- POSTED: 04 Feb 2014 18:52
This graph is an experimental feature that tracks number of views over time.
Singapore shares continued to slide on Tuesday, as disappointing US manufacturing data sank US and other Asian markets.
SINGAPORE: Singapore shares continued to slide on Tuesday, as disappointing US manufacturing data sank US and other Asian markets.
Tokyo stocks led the decline in Asian markets, slumping 4 per cent on Tuesday.
With the exception of Shanghai and Taipei -- which remained closed for the Lunar New Year holiday -- markets across Asia ended in the red.
In Singapore, the Straits Times Index fell for the fourth straight session, dropping 25.15 points, or 0.84 per cent, to close at 2,965.80.
The index remained below the key support level of 3,000 points and at a 14-month low.
Tuesday's sell-off was attributed to worse-than-expected US manufacturing figures, which most analysts see as a blip caused by "adverse weather conditions".
Sentiment was also weighed down by ongoing fears of capital flight caused by Fed tapering, and a slowdown in the Chinese economy.
However, analysts said it was too early to call it a bear market.
They said the Singapore market was just starting to move in tandem with the global markets.
Gabriel Yap, executive chairman of GCP Global, said: "If you look at Singapore from last year, while the emerging markets like the Philippines, Thailand, Indonesia saw a 20 per cent sell-off while the US market went up by 30 per cent, Singapore was in a very tight trading range of 130 points (between 3,060 and 3,190).
"And right now... the Singapore market's downward movement seems to mirror the market's downward movement in the US."
Some analysts see the local market's sell-off as overdone, given that Singapore boasts a rare triple-A sovereign rating, a current account surplus which is around 17 per cent of GDP and foreign exchange reserves at around 100 per cent of GDP.
Furthermore, it is also relatively less exposed to the emerging market economies that are vulnerable to capital flight amid Fed taper fears.
Michael Wan, an Asia ex-Japan economics analyst at Credit Suisse, said: "Singapore is not very exposed to economies such as Argentina, Brazil, and South Africa.

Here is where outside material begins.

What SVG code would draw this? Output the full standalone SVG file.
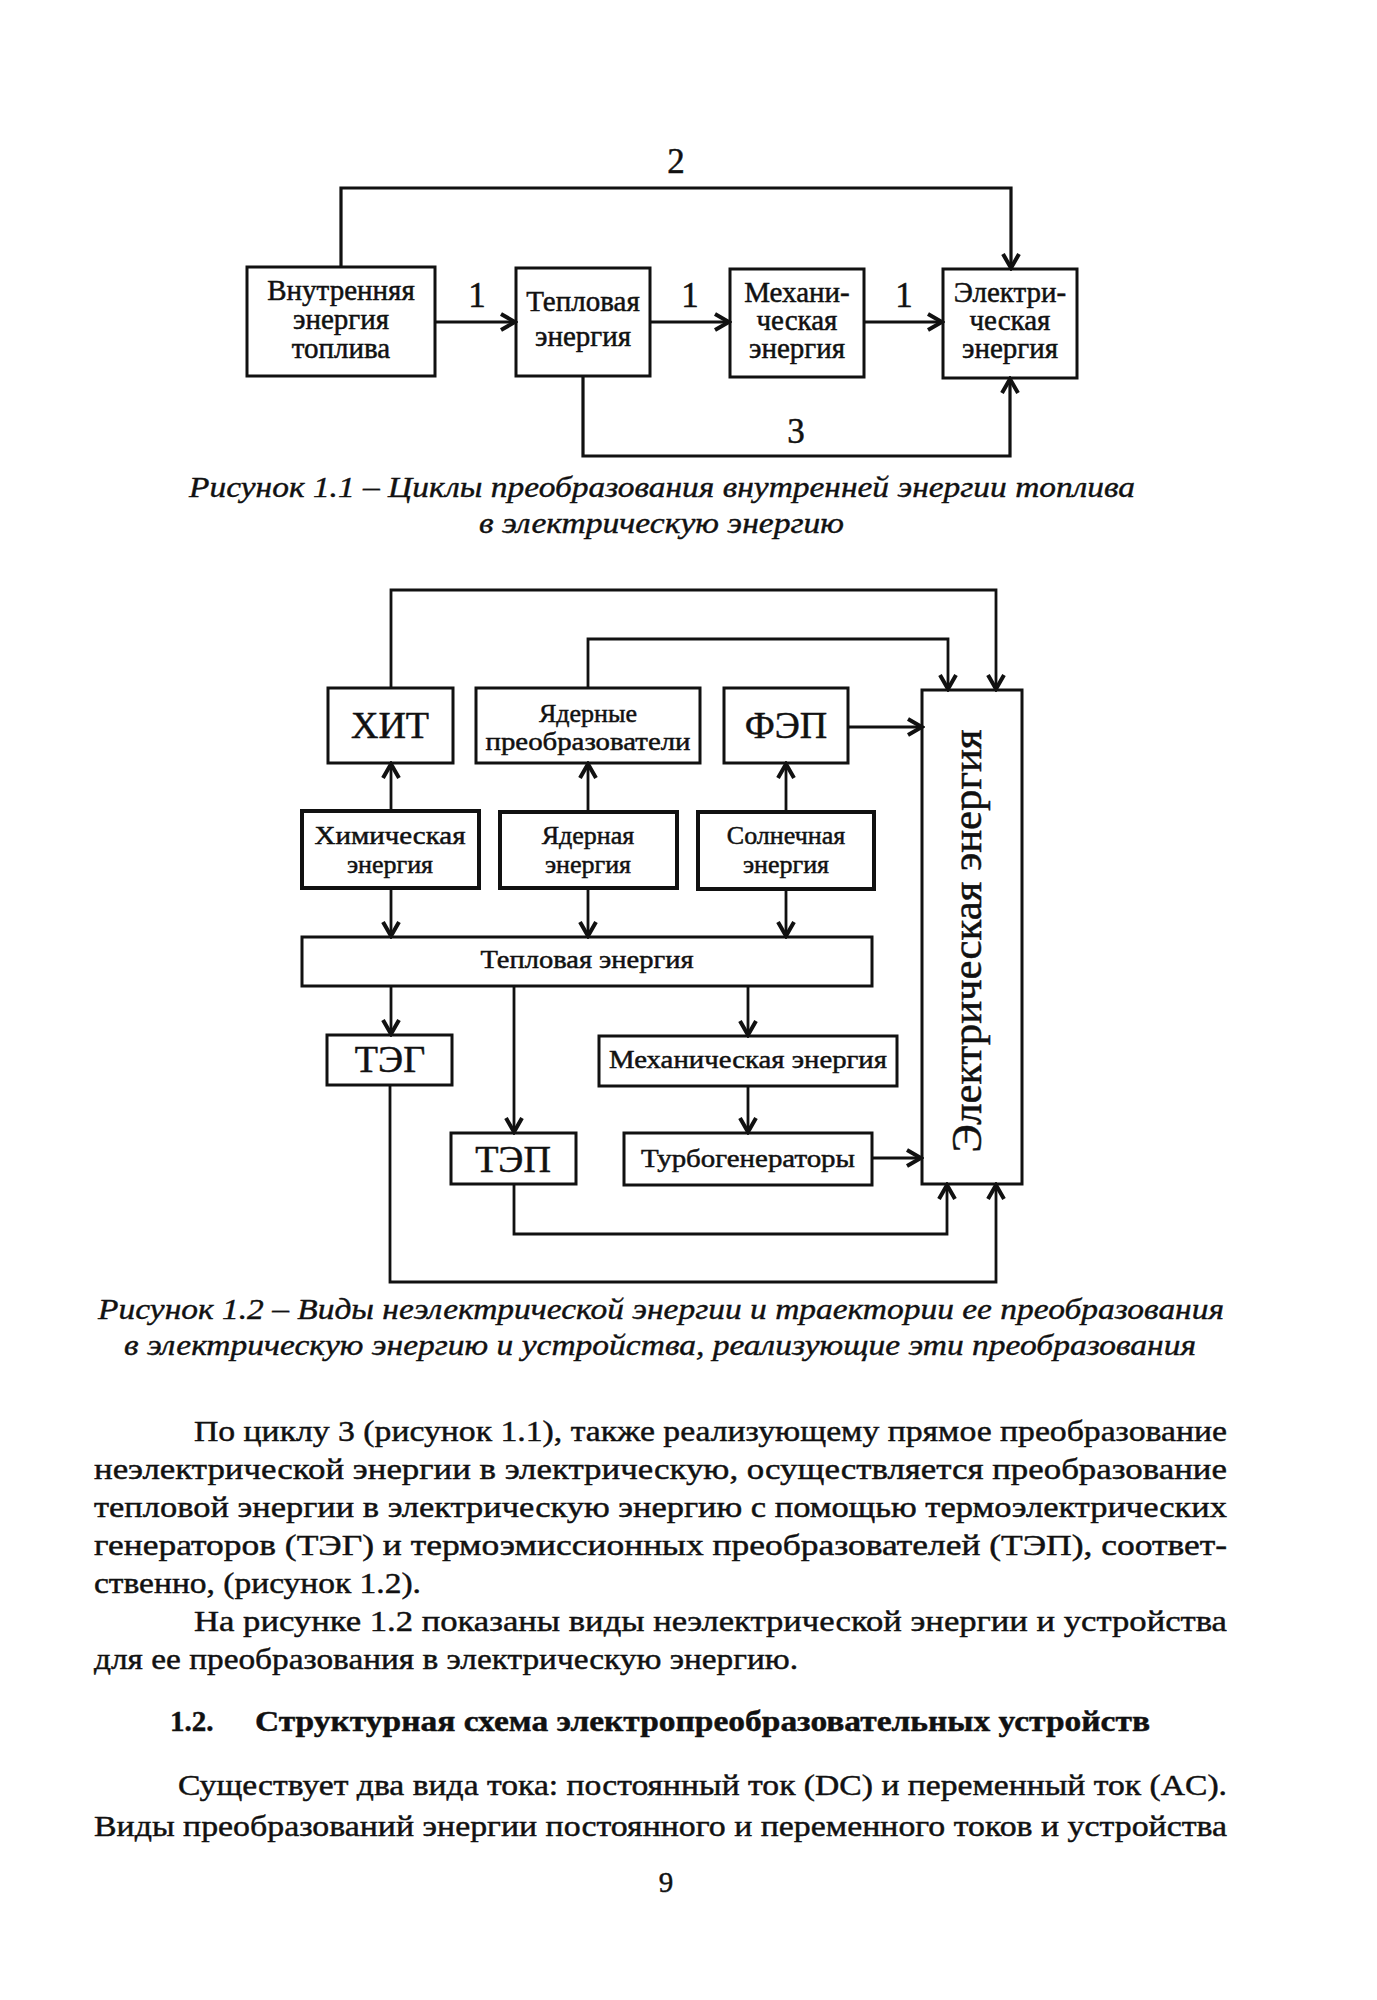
<svg xmlns="http://www.w3.org/2000/svg" width="1377" height="2000" viewBox="0 0 1377 2000">
<style>
  .bx{fill:none;stroke:#111;stroke-width:3}
  .bx4{fill:none;stroke:#111;stroke-width:4}
  .ln{fill:none;stroke:#111;stroke-width:3.2}
  .ln2{fill:none;stroke:#111;stroke-width:2.8}
  .t{font-family:"Liberation Serif","Times New Roman",serif;fill:#111;stroke:#111;stroke-width:0.5;text-anchor:middle}
  .f29{font-size:29px}
  .f26{font-size:26px}
  .f38{font-size:38px}
  .num{font-size:35px}
  .cap{font-family:"Liberation Serif","Times New Roman",serif;font-style:italic;font-size:29px;fill:#111;stroke:#111;stroke-width:0.4}
  .body{font-family:"Liberation Serif","Times New Roman",serif;font-size:29px;fill:#111;stroke:#111;stroke-width:0.45}
  .bold{font-weight:bold}
</style>
<defs>
  <marker id="ah" markerUnits="userSpaceOnUse" markerWidth="20" markerHeight="20" viewBox="0 0 20 20" refX="17" refY="10" orient="auto">
    <path d="M3,2 L17,10 L3,18" fill="none" stroke="#111" stroke-width="4" stroke-linejoin="miter"/>
  </marker>
</defs>
<rect width="1377" height="2000" fill="#fff"/>

<!-- Figure 1.1 -->
<g id="fig11-connectors">
  <path class="ln" d="M341,267 V188 H1011 V268" marker-end="url(#ah)"/>
  <path class="ln" d="M435,322 H515" marker-end="url(#ah)"/>
  <path class="ln" d="M650,322 H729" marker-end="url(#ah)"/>
  <path class="ln" d="M864,322 H942" marker-end="url(#ah)"/>
  <path class="ln" d="M583,376 V456 H1010 V379" marker-end="url(#ah)"/>
  <text class="t num" x="676" y="173">2</text>
  <text class="t num" x="477" y="307">1</text>
  <text class="t num" x="690" y="307">1</text>
  <text class="t num" x="904" y="307">1</text>
  <text class="t num" x="796" y="443">3</text>
</g>
<g id="n-vnutr">
  <rect class="bx" x="247" y="267" width="188" height="109"/>
  <text class="t f29" x="341" y="300">Внутренняя</text>
  <text class="t f29" x="341" y="329">энергия</text>
  <text class="t f29" x="341" y="358">топлива</text>
</g>
<g id="n-teplo1">
  <rect class="bx" x="516" y="268" width="134" height="108"/>
  <text class="t f29" x="583" y="311">Тепловая</text>
  <text class="t f29" x="583" y="346">энергия</text>
</g>
<g id="n-meh1">
  <rect class="bx" x="730" y="269" width="134" height="108"/>
  <text class="t f29" x="797" y="302">Механи-</text>
  <text class="t f29" x="797" y="330">ческая</text>
  <text class="t f29" x="797" y="358">энергия</text>
</g>
<g id="n-el1">
  <rect class="bx" x="943" y="269" width="134" height="109"/>
  <text class="t f29" x="1010" y="302">Электри-</text>
  <text class="t f29" x="1010" y="330">ческая</text>
  <text class="t f29" x="1010" y="358">энергия</text>
</g>
<g id="caption11">
  <text class="cap" x="189" y="497" textLength="946" lengthAdjust="spacingAndGlyphs">Рисунок 1.1 – Циклы преобразования внутренней энергии топлива</text>
  <text class="cap" x="479" y="533" textLength="365" lengthAdjust="spacingAndGlyphs">в электрическую энергию</text>
</g>

<!-- Figure 1.2 -->
<g id="fig12-connectors">
  <path class="ln2" d="M391,688 V590 H996 V689" marker-end="url(#ah)"/>
  <path class="ln2" d="M588,688 V639 H948 V689" marker-end="url(#ah)"/>
  <path class="ln2" d="M848,727 H922" marker-end="url(#ah)"/>
  <path class="ln2" d="M391,811 V764" marker-end="url(#ah)"/>
  <path class="ln2" d="M588,812 V764" marker-end="url(#ah)"/>
  <path class="ln2" d="M786,812 V764" marker-end="url(#ah)"/>
  <path class="ln2" d="M391,888 V936" marker-end="url(#ah)"/>
  <path class="ln2" d="M588,888 V936" marker-end="url(#ah)"/>
  <path class="ln2" d="M786,889 V936" marker-end="url(#ah)"/>
  <path class="ln2" d="M391,986 V1034" marker-end="url(#ah)"/>
  <path class="ln2" d="M514,986 V1132" marker-end="url(#ah)"/>
  <path class="ln2" d="M748,986 V1035" marker-end="url(#ah)"/>
  <path class="ln2" d="M748,1086 V1132" marker-end="url(#ah)"/>
  <path class="ln2" d="M872,1158 H921" marker-end="url(#ah)"/>
  <path class="ln2" d="M514,1184 V1234 H947 V1185" marker-end="url(#ah)"/>
  <path class="ln2" d="M390,1085 V1282 H996 V1185" marker-end="url(#ah)"/>
</g>
<g id="n-hit">
  <rect class="bx" x="328" y="688" width="125" height="75"/>
  <text class="t f38" x="390" y="738">ХИТ</text>
</g>
<g id="n-yadpreob">
  <rect class="bx" x="476" y="688" width="224" height="75"/>
  <text class="t f26" x="588" y="722">Ядерные</text>
  <text class="t f26" x="588" y="750" textLength="205" lengthAdjust="spacingAndGlyphs">преобразователи</text>
</g>
<g id="n-fep">
  <rect class="bx" x="724" y="688" width="124" height="75"/>
  <text class="t f38" x="786" y="738">ФЭП</text>
</g>
<g id="n-him">
  <rect class="bx4" x="302" y="811" width="177" height="77"/>
  <text class="t f26" x="390" y="844" textLength="151" lengthAdjust="spacingAndGlyphs">Химическая</text>
  <text class="t f26" x="390" y="873">энергия</text>
</g>
<g id="n-yad">
  <rect class="bx4" x="500" y="812" width="177" height="76"/>
  <text class="t f26" x="588" y="844">Ядерная</text>
  <text class="t f26" x="588" y="873">энергия</text>
</g>
<g id="n-soln">
  <rect class="bx4" x="698" y="812" width="176" height="77"/>
  <text class="t f26" x="786" y="844">Солнечная</text>
  <text class="t f26" x="786" y="873">энергия</text>
</g>
<g id="n-teplo2">
  <rect class="bx" x="302" y="937" width="570" height="49"/>
  <text class="t f26" x="587" y="968" textLength="213" lengthAdjust="spacingAndGlyphs">Тепловая энергия</text>
</g>
<g id="n-teg">
  <rect class="bx" x="327" y="1035" width="125" height="50"/>
  <text class="t f38" x="390" y="1072">ТЭГ</text>
</g>
<g id="n-meh2">
  <rect class="bx" x="599" y="1036" width="298" height="50"/>
  <text class="t f26" x="748" y="1068" textLength="278" lengthAdjust="spacingAndGlyphs">Механическая энергия</text>
</g>
<g id="n-tep">
  <rect class="bx" x="451" y="1133" width="125" height="51"/>
  <text class="t f38" x="513" y="1172">ТЭП</text>
</g>
<g id="n-turbo">
  <rect class="bx" x="624" y="1133" width="248" height="52"/>
  <text class="t f26" x="748" y="1167" textLength="214" lengthAdjust="spacingAndGlyphs">Турбогенераторы</text>
</g>
<g id="n-el2">
  <rect class="bx" x="922" y="690" width="100" height="494"/>
  <text class="t" font-size="42" transform="translate(981,941) rotate(-90)" x="0" y="0" textLength="423" lengthAdjust="spacingAndGlyphs">Электрическая энергия</text>
</g>
<g id="caption12">
  <text class="cap" x="98" y="1319" textLength="1126" lengthAdjust="spacingAndGlyphs">Рисунок 1.2 – Виды неэлектрической энергии и траектории ее преобразования</text>
  <text class="cap" x="124" y="1355" textLength="1072" lengthAdjust="spacingAndGlyphs">в электрическую энергию и устройства, реализующие эти преобразования</text>
</g>

<!-- Body text -->
<g id="body">
  <text class="body" x="194" y="1441" textLength="1033" lengthAdjust="spacingAndGlyphs">По циклу 3 (рисунок 1.1), также реализующему прямое преобразование</text>
  <text class="body" x="94" y="1479" textLength="1133" lengthAdjust="spacingAndGlyphs">неэлектрической  энергии  в  электрическую,  осуществляется  преобразование</text>
  <text class="body" x="94" y="1517" textLength="1133" lengthAdjust="spacingAndGlyphs">тепловой энергии в электрическую энергию с помощью термоэлектрических</text>
  <text class="body" x="94" y="1555" textLength="1133" lengthAdjust="spacingAndGlyphs">генераторов  (ТЭГ)  и  термоэмиссионных  преобразователей  (ТЭП),  соответ-</text>
  <text class="body" x="94" y="1593" textLength="327" lengthAdjust="spacingAndGlyphs">ственно, (рисунок 1.2).</text>
  <text class="body" x="194" y="1631" textLength="1033" lengthAdjust="spacingAndGlyphs">На рисунке 1.2 показаны виды неэлектрической энергии и устройства</text>
  <text class="body" x="94" y="1669" textLength="704" lengthAdjust="spacingAndGlyphs">для ее преобразования в электрическую энергию.</text>
  <text class="body bold" x="170" y="1731">1.2.</text>
  <text class="body bold" x="255" y="1731" textLength="895" lengthAdjust="spacingAndGlyphs">Структурная схема электропреобразовательных устройств</text>
  <text class="body" x="178" y="1795" textLength="1049" lengthAdjust="spacingAndGlyphs">Существует два вида тока: постоянный ток (DC) и переменный ток (AC).</text>
  <text class="body" x="94" y="1836" textLength="1133" lengthAdjust="spacingAndGlyphs">Виды преобразований энергии постоянного и переменного токов и устройства</text>
  <text class="body" x="666" y="1892" text-anchor="middle">9</text>
</g>
</svg>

If we combine all... our exports to them form about 2 per cent of GDP.
"But our exposure to regional economies is much more important."
Singapore's combined exports to India and Indonesia form about 6.3 per cent of GDP, while exports to China account for another 4.5 per cent.
But even then, they are dwarfed by exports to US and Europe, which make up 20 per cent of GDP.
At the close of trading, total volume stood at 1.99 billion shares valued at S$1.27 billion.
Losers overwhelmed gainers by a three to one margin, with 328 counters declining while 108 stocks finished higher.
Property shares were mostly weaker, with City Developments shedding 3 cents to S$8.68, CapitaMalls Asia dropping 2.5 cents to S$1.69, and Keppel Land moving down 3 cents to S$3.10.
Banks also ended lower -- DBS fell 24 cents to S$16.30, OCBC lost 8 cents to S$9.09, while UOB declined 28 cents to S$19.50.